Thursday, August 02, 2007
"Cambridge University Press has agreed to destroy all unsold copies of a 2006 book by two American authors, "Alms for Jihad," following a libel action brought against it in England, the latest development in what critics say is an effort by Saudis to quash discussion of their alleged role in aiding terrorism.
In a letter of apology to a wealthy Saudi businessman, Sheikh Khalid Bin Mahfouz, Cambridge University Press acknowledged that allegations made in the book about his family, businesses, and charities were "entirely and manifestly false." The publisher wrote, "Please accept our sincere apologies for the distress and embarrassment this has caused."

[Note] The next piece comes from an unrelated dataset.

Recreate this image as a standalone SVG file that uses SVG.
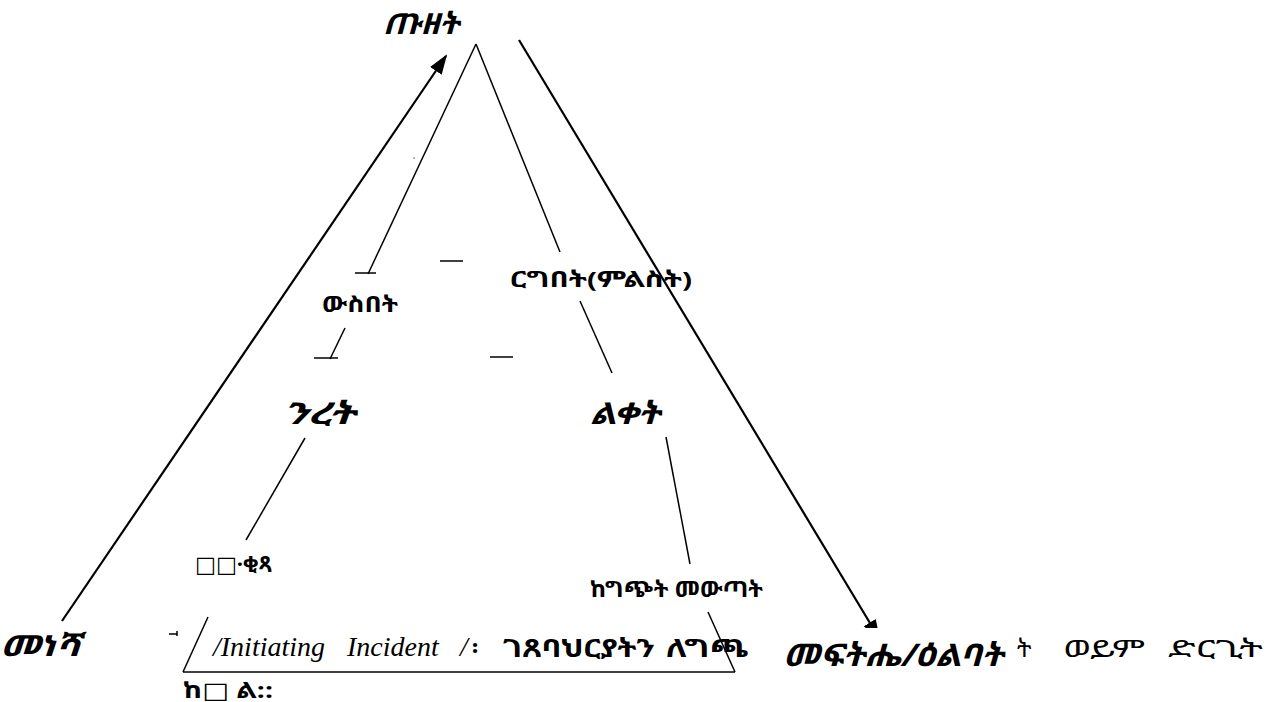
<svg xmlns="http://www.w3.org/2000/svg" width="1280" height="702" viewBox="0 0 1280 702">
<style>
.ln{stroke:#000;stroke-width:1.5;fill:none}
.ar{stroke:#000;stroke-width:2.2;fill:none}
.lbl{font-family:"Noto Sans Ethiopic","Abyssinica SIL","DejaVu Sans","Noto Sans",sans-serif;fill:#000}
.bi{font-weight:bold;font-style:italic}
.b{font-weight:bold}
.en{font-family:"Liberation Serif","Times New Roman",serif;font-style:italic;font-size:28px;fill:#000}
</style>
<defs>
<marker id="ah2" viewBox="0 0 10 10" refX="9" refY="5" markerWidth="20" markerHeight="20" markerUnits="userSpaceOnUse" orient="auto"><path d="M0,1.5 L10,5 L0,8.5 z" fill="#000"/></marker>
</defs>
<rect width="1280" height="702" fill="#fff"/>
<g id="connectors">
<line class="ar" x1="62" y1="621" x2="446" y2="56" marker-end="url(#ah2)"/>
<line class="ar" x1="519" y1="40" x2="879" y2="638" marker-end="url(#ah2)"/>
<line class="ln" x1="476" y1="44" x2="368" y2="274"/>
<line class="ln" x1="476" y1="44" x2="560" y2="252"/>
<line class="ln" x1="355" y1="273" x2="376" y2="273"/>
<line class="ln" x1="440" y1="261" x2="463" y2="261"/>
<line class="ln" x1="345" y1="328" x2="330" y2="359"/>
<line class="ln" x1="314" y1="358" x2="338" y2="358"/>
<line class="ln" x1="490" y1="357" x2="513" y2="357"/>
<line class="ln" x1="580" y1="301" x2="612" y2="373"/>
<line class="ln" x1="305" y1="438" x2="246" y2="540"/>
<line class="ln" x1="666" y1="437" x2="690" y2="564"/>
<line class="ln" x1="208" y1="617" x2="183" y2="672"/>
<line class="ln" x1="183" y1="672" x2="735" y2="672"/>
<line class="ln" x1="708" y1="612" x2="735" y2="672"/>
<path class="ln" d="M169,634 H177 M177,631 V636"/>
<circle cx="414" cy="158" r="0.8" fill="#555"/>
</g>
<g id="text-line">
<text class="en" x="213" y="656">/Initiating</text>
<text class="en" x="347" y="656">Incident</text>
<text class="en" x="460" y="656">/</text>
<text class="lbl b" x="472" y="656" font-size="23">፡</text>
<text class="lbl b" x="503" y="657" font-size="25" textLength="152" lengthAdjust="spacingAndGlyphs">ገጸባህርያትን</text>
<text class="lbl b" x="666" y="657" font-size="25" textLength="82" lengthAdjust="spacingAndGlyphs">ለግጫ</text>
<rect x="748" y="628" width="267" height="46" fill="#fff"/>
<text class="lbl" x="1017" y="657" font-size="24">ት</text>
<text class="lbl" x="1063" y="657" font-size="24" textLength="82" lengthAdjust="spacingAndGlyphs">ወይም</text>
<text class="lbl" x="1168" y="657" font-size="24" textLength="95" lengthAdjust="spacingAndGlyphs">ድርጊት</text>
<text class="lbl b" x="183" y="698" font-size="22" textLength="90" lengthAdjust="spacingAndGlyphs">ከ□ ል::</text>
</g>
<g id="node-tuzet"><text class="lbl bi" x="383" y="34" font-size="29" textLength="76" lengthAdjust="spacingAndGlyphs">ጡዘት</text></g>
<g id="node-wusbet"><text class="lbl b" x="322" y="312" font-size="22" textLength="76" lengthAdjust="spacingAndGlyphs">ውስበት</text></g>
<g id="node-rgbet"><text class="lbl b" x="510" y="287" font-size="22" textLength="182" lengthAdjust="spacingAndGlyphs">ርግበት(ምልስት)</text></g>
<g id="node-nret"><text class="lbl bi" x="283" y="424" font-size="30" textLength="72" lengthAdjust="spacingAndGlyphs">ንረት</text></g>
<g id="node-lqet"><text class="lbl bi" x="590" y="424" font-size="30" textLength="70" lengthAdjust="spacingAndGlyphs">ልቀት</text></g>
<g id="node-qitsa"><text class="lbl b" x="195" y="572" font-size="22" textLength="77" lengthAdjust="spacingAndGlyphs">□□·ቂጻ</text></g>
<g id="node-mewtat"><text class="lbl b" x="590" y="597" font-size="22" textLength="173" lengthAdjust="spacingAndGlyphs">ከግጭት መውጣት</text></g>
<g id="node-menesha"><text class="lbl bi" x="0" y="656" font-size="29" textLength="80" lengthAdjust="spacingAndGlyphs">መነሻ</text></g>
<g id="node-mefthe"><text class="lbl bi" x="783" y="666" font-size="31" textLength="220" lengthAdjust="spacingAndGlyphs">መፍትሔ/ዕልባት</text></g>
</svg>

The press also published a separate apology on its web site (http://www.cambridge.org/about/apology.htm), and wrote that it would pay substantial damages and contribute to legal costs. A press release by Sheikh Mahfouz's London-based law firm, Kendall Freeman, said Cambridge University Press was also writing to over 200 libraries around the world asking them to withdraw the book from shelves. The total press run was about 1,500 copies.
...The press release from Sheikh Mahfouz's law firm said he would donate the money from the settlement to the United Nations Children's Fund. Forbes magazine lists the sheikh's fortune at $3.1 billion, much of which derives from a sale of National Commercial Bank to the Saudi government in 2002."
UPDATE: Hot Air has an interview with Dr. Rachel Ehrenfeld of the American Center for Democracy, one of the authors who has been subjected to attempted intimidation by libel litigation. And this post by Candace de Russy at Phi Bet Cons on National Review Online has more info and links.